The court’s bright-line distinction between affirmative acts and omissions provides a generous amount of protection to public entities. Unless a plaintiff can clearly show that his or her injury is “originally caused” by an affirmative action on the part of a public employee, governmental immunity will probably bar a tort claim. Further, although the court did not closely analyze the question of how direct a cause must be in order to qualify as “originally causing” an injury, the court’s dicta stating that the causation was not sufficient in this case even if the coach’s conduct were treated as an affirmative act suggests that there must be a clear and direct link between a public entity’s action and the harm suffered.
From these two cases, it may appear that immunity under state law is more robust than immunity under federal law. After all, the federal court denied the police officer immunity after discovery was conducted and evidence was introduced, finding that a full trial was necessary to determine if a constitutional violation occurred. The state court, by contrast, dismissed the plaintiffs’ case based purely on the allegations in the complaint, and despite accepting all of those allegations as true. But federal immunity provides significant protection to government employees: even a government employee who in fact violates a plaintiff’s constitutional rights may be entitled to immunity under federal law if the right was not clearly established, meaning that the employee should have been on notice at the time that his or her conduct violated the constitution.
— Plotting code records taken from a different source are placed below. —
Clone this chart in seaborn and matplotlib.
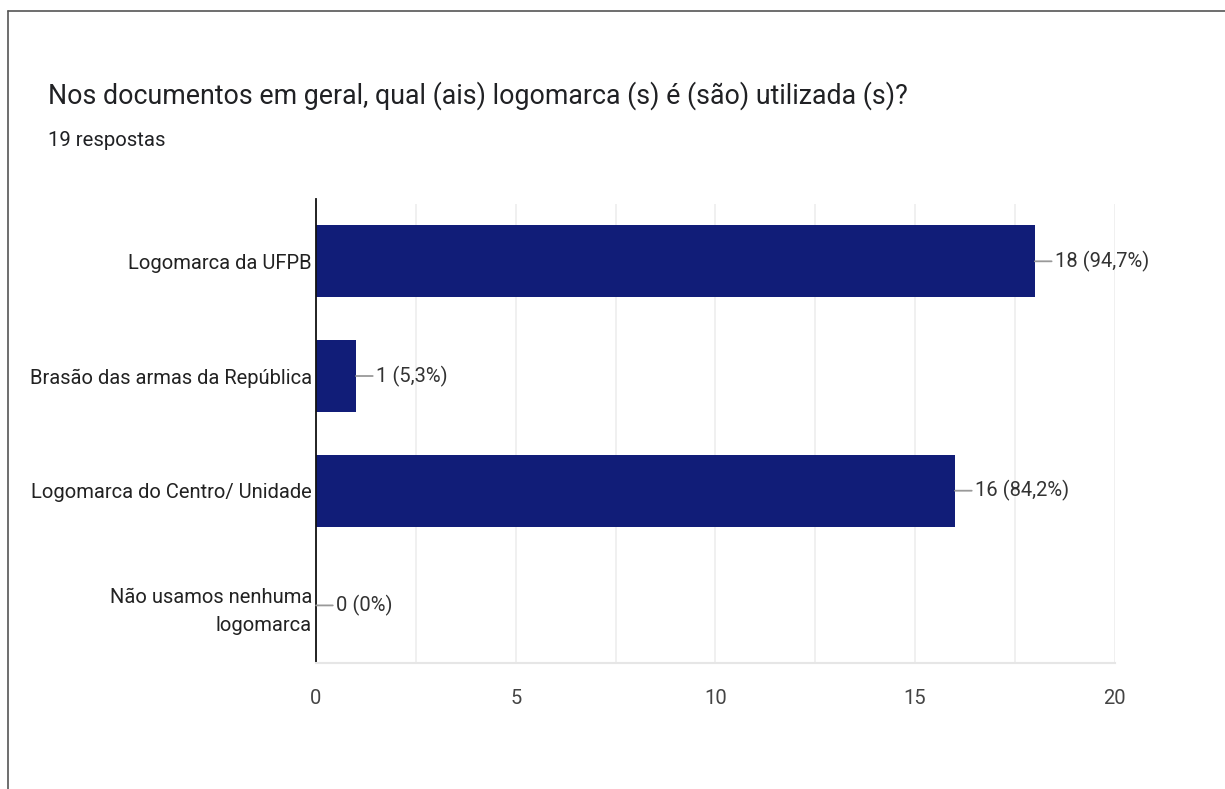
import pandas as pd
import seaborn as sns
import matplotlib.pyplot as plt
from matplotlib.ticker import MultipleLocator

# ─── Data ─────────────────────────────────────────────────────────────────────

categorias = [
    "Logomarca da UFPB",
    "Brasão das armas da República",
    "Logomarca do Centro/ Unidade",
    "Não usamos nenhuma\nlogomarca",
]
respostas = [18, 1, 16, 0]
rotulos = ["18 (94,7%)", "1 (5,3%)", "16 (84,2%)", "0 (0%)"]
total = 19

df = pd.DataFrame({"categoria": categorias, "respostas": respostas})

# ─── Style ────────────────────────────────────────────────────────────────────

sns.set_theme(style="white")
plt.rcParams["font.family"] = ["Roboto", "DejaVu Sans"]

fig = plt.figure(figsize=(12.25, 7.89), dpi=100)
ax = fig.add_axes([0.258, 0.160, 0.652, 0.5815])

sns.barplot(data=df, x="respostas", y="categoria", color="#111d78",
            width=0.63, ax=ax, saturation=1, edgecolor="none")

ax.set_xlim(0, 20)
ax.set_ylim(3.5, -0.5)
ax.xaxis.set_major_locator(MultipleLocator(5))
ax.xaxis.set_minor_locator(MultipleLocator(2.5))
ax.grid(axis="x", which="both", color="#eeeeee", linewidth=1.2)
ax.set_axisbelow(True)
ax.set_xlabel("")
ax.set_ylabel("")

for s in ["top", "right"]:
    ax.spines[s].set_visible(False)
ax.spines["bottom"].set_color("#e6e6e6")
ax.spines["bottom"].set_linewidth(1.5)
ax.spines["left"].set_color("#111111")
ax.spines["left"].set_linewidth(1.3)
ax.spines["left"].set_bounds(3.5, -0.54)

ax.tick_params(axis="x", which="both", length=0, pad=19, labelsize=14.5,
               labelcolor="#444444")
ax.tick_params(axis="y", length=0, pad=3, labelsize=14.5, labelcolor="#222222")
for t in ax.get_yticklabels():
    t.set_linespacing(1.6)

# value labels with connector line
for i, (v, lab) in enumerate(zip(respostas, rotulos)):
    ax.annotate(lab, xy=(v, i), xytext=(20, 0), textcoords="offset pixels",
                va="center", ha="left", fontsize=14.5, color="#333333",
                arrowprops=dict(arrowstyle="-", color="#999999", lw=1.3,
                                shrinkA=0, shrinkB=0))

# ─── Titles ───────────────────────────────────────────────────────────────────

fig.text(0.039, 0.879, "Nos documentos em geral, qual (ais) logomarca (s) é (são) utilizada (s)?",
         fontsize=19.3, color="#202124", va="center", ha="left")
fig.text(0.039, 0.822, f"{total} respostas", fontsize=14.6, color="#202124",
         va="center", ha="left")

# border of the screenshot
fig.add_artist(plt.Line2D([0.0065, 1.0], [0.986, 0.986], color="#555555",
                          linewidth=1.2, transform=fig.transFigure))
fig.add_artist(plt.Line2D([0.0065, 0.0065], [0.0, 0.986], color="#555555",
                          linewidth=1.2, transform=fig.transFigure))

plt.savefig("out.png", dpi=100)
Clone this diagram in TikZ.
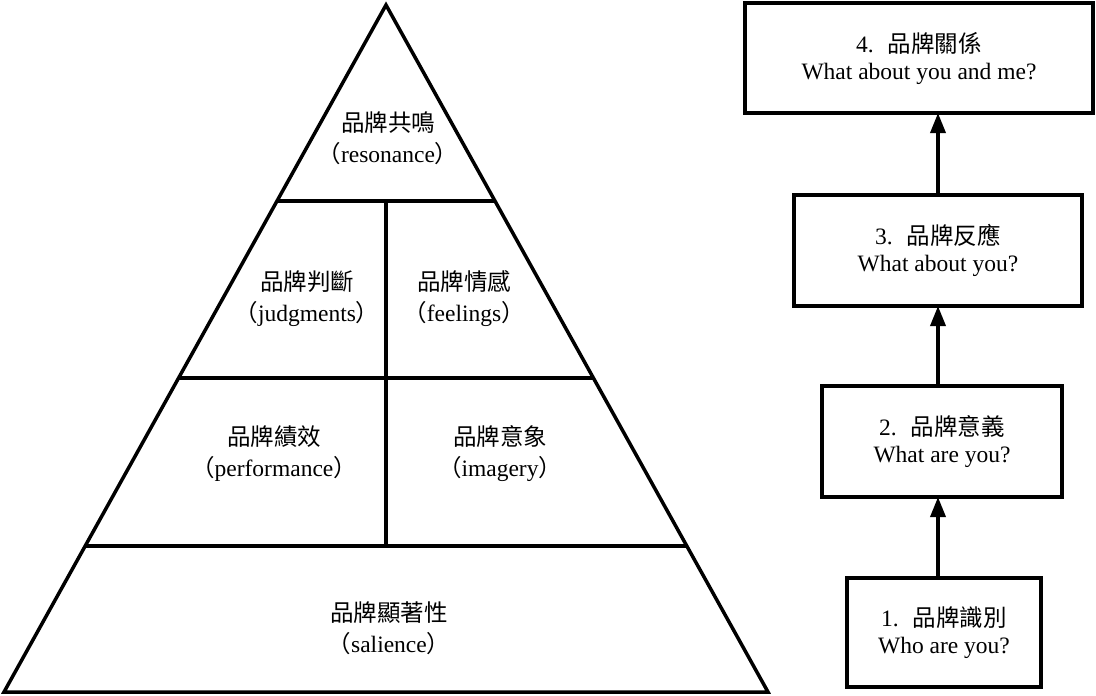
\documentclass[tikz,border=0pt]{standalone}
\usepackage{fontspec}
\setmainfont{Liberation Serif}
\newfontfamily\cjk{Noto Sans CJK TC}
\newcommand\zh[1]{{\cjk #1}}
\usetikzlibrary{arrows.meta,calc}
\begin{document}
\begin{tikzpicture}[x=1pt,y=-1pt,
  edge/.style={line width=3.5pt},
  lbl/.style={align=center,font=\fontsize{23.5}{31}\selectfont,inner sep=0pt},
  stage/.style={draw,line width=4pt,align=center,font=\fontsize{23.5}{27}\selectfont,inner sep=0pt,outer sep=0pt},
  up/.style={line width=3.5pt,-{Triangle[length=20pt,width=15pt]}}]
\useasboundingbox (0,0) rectangle (1096,696);
% pyramid
\coordinate (apex) at (386,5);
\coordinate (bl) at (4,692);
\coordinate (br) at (768,692);
\coordinate (l1) at ($(apex)!0.2853!(bl)$);
\coordinate (r1) at ($(apex)!0.2853!(br)$);
\coordinate (l2) at ($(apex)!0.5429!(bl)$);
\coordinate (r2) at ($(apex)!0.5429!(br)$);
\coordinate (l3) at ($(apex)!0.7875!(bl)$);
\coordinate (r3) at ($(apex)!0.7875!(br)$);
\coordinate (m1) at ($(l1)!0.5!(r1)$);
\coordinate (m3) at ($(l3)!0.5!(r3)$);
\draw[edge,line join=miter] (apex) -- (bl) -- (br) -- cycle;
\draw[edge] (l1) -- (r1);
\draw[edge] (l2) -- (r2);
\draw[edge] (l3) -- (r3);
\draw[edge] (m1) -- (m3);
\node[lbl] (tres) at (388,138) {\zh{品牌共鳴}\\\zh{（}resonance\zh{）}};
\node[lbl] (tjud) at (307,299) {\zh{品牌判斷}\\\zh{（}judgments\zh{）}};
\node[lbl] (tfee) at (464,299) {\zh{品牌情感}\\\zh{（}feelings\zh{）}};
\node[lbl] (tper) at (274,454) {\zh{品牌績效}\\\zh{（}performance\zh{）}};
\node[lbl] (tima) at (500,454) {\zh{品牌意象}\\\zh{（}imagery\zh{）}};
\node[lbl] (tsal) at (389,628) {\zh{品牌顯著性}\\\zh{（}salience\zh{）}};
% stages
\node[stage,minimum width=348pt,minimum height=110pt] (b4) at (919,58) {4.\hspace{0.6em}\zh{品牌關係}\\What about you and me?};
\node[stage,minimum width=288pt,minimum height=111pt] (b3) at (938,250.5) {3.\hspace{0.6em}\zh{品牌反應}\\What about you?};
\node[stage,minimum width=240pt,minimum height=111pt] (b2) at (942,441.5) {2.\hspace{0.6em}\zh{品牌意義}\\What are you?};
\node[stage,minimum width=194pt,minimum height=109pt] (b1) at (944,632.5) {1.\hspace{0.6em}\zh{品牌識別}\\Who are you?};
\coordinate (ax) at (938,0);
\draw[up] (b1.north -| ax) -- (b2.south -| ax);
\draw[up] (b2.north -| ax) -- (b3.south -| ax);
\draw[up] (b3.north -| ax) -- (b4.south -| ax);
\end{tikzpicture}
\end{document}
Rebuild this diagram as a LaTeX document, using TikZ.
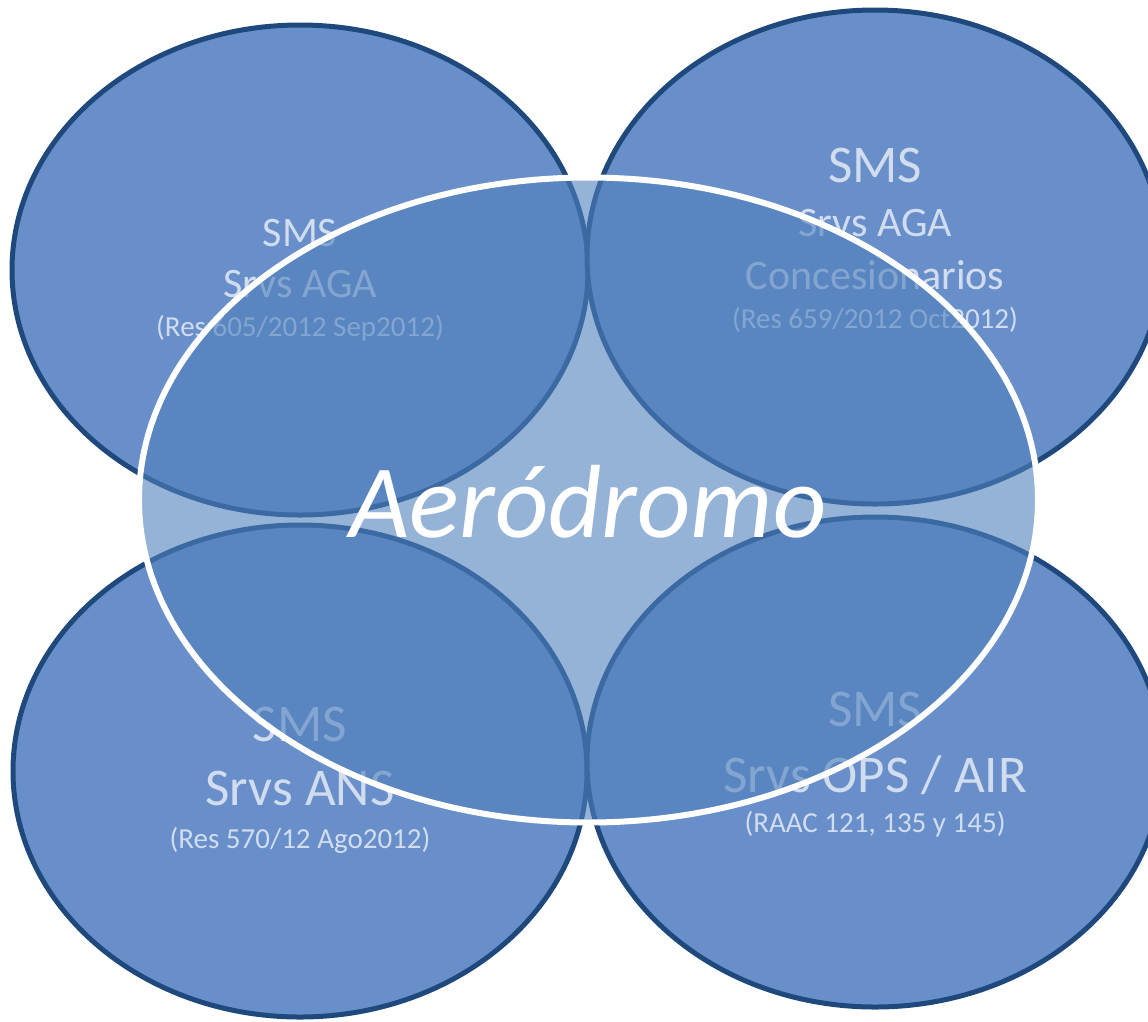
\documentclass[tikz,border=0pt]{standalone}
\usepackage{fontspec}
\setmainfont{Carlito}
\usetikzlibrary{shapes.geometric}
\definecolor{ellfill}{RGB}{104,143,201}
\definecolor{ellline}{RGB}{31,73,125}
\definecolor{ctrfill}{RGB}{79,129,189}
\begin{document}
\begin{tikzpicture}[x=1pt,y=-1pt,
  outerell/.style={ellipse, draw=ellline, line width=5pt, fill=ellfill, inner sep=0pt, outer sep=0pt},
  hubell/.style={ellipse, draw=white, line width=6pt, fill=ctrfill, fill opacity=0.6, inner sep=0pt, outer sep=0pt},
  lbl/.style={text=white, text opacity=0.7, anchor=base, inner sep=0pt},
  big/.style={font=\fontsize{53}{53}\selectfont},
  mid/.style={font=\fontsize{42}{42}\selectfont},
  small/.style={font=\fontsize{29}{29}\selectfont}]
\useasboundingbox (0,0) rectangle (1148,1021);
\clip (0,0) rectangle (1148,1021);
% outer ellipses
\node[outerell, minimum width=576pt, minimum height=490pt] (tl) at (300,270) {};
\node[outerell, minimum width=576pt, minimum height=494pt] (tr) at (875,257) {};
\node[outerell, minimum width=574pt, minimum height=492pt] (bl) at (300,771) {};
\node[outerell, minimum width=576pt, minimum height=490pt] (br) at (875,762) {};
% texts of outer ellipses
\node[lbl, mid] (tl1) at (300,246) {SMS};
\node[lbl, mid] (tl2) at (300,297) {Srvs AGA};
\node[lbl, small] (tl3) at (300,336) {(Res 605/2012 Sep2012)};
\node[lbl, big] (tr1) at (875,182) {SMS};
\node[lbl, mid] (tr2) at (875,236) {Srvs AGA};
\node[lbl, mid] (tr3) at (875,289) {Concesionarios};
\node[lbl, small] (tr4) at (875,328) {(Res 659/2012 Oct2012)};
\node[lbl, big] (bl1) at (300,741) {SMS};
\node[lbl, big] (bl2) at (300,805) {Srvs ANS};
\node[lbl, small] (bl3) at (300,848) {(Res 570/12 Ago2012)};
\node[lbl, big] (br1) at (875,726) {SMS};
\node[lbl, big] (br2) at (875,792) {Srvs OPS / AIR};
\node[lbl, small] (br3) at (875,832) {(RAAC 121, 135 y 145)};
% central ellipse
\node[hubell, minimum width=899pt, minimum height=645pt] (hub) at (588.5,500) {};
\node[text=white, anchor=base, inner sep=0pt, font=\fontsize{104}{104}\selectfont\itshape] (hubtxt) at (588,537) {Aeródromo};
\end{tikzpicture}
\end{document}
The real distinction between these cases lies not in the law being applied, but in the affirmative or intentional nature of the actions alleged on the part of the defendants. The District is immune from suit because it was accused of omissions or failures to act, rather than affirmative actions that directly caused the plaintiff’s injuries. The police officer, on the other hand, is not immune from suit because he allegedly directly caused the plaintiff’s injury through intentional and affirmative acts. This is further illustrated by the fact that the plaintiff in the federal case had actually originally sued two different police officers: the one who allegedly ordered the dog to bite, and the one who first spotted the plaintiff in the yard and alerted the other officers to the plaintiff’s location. The court granted immunity to the second officer with almost no discussion. Because the evidence did not suggest that the second officer directly injured the plaintiff, he was dismissed from the suit.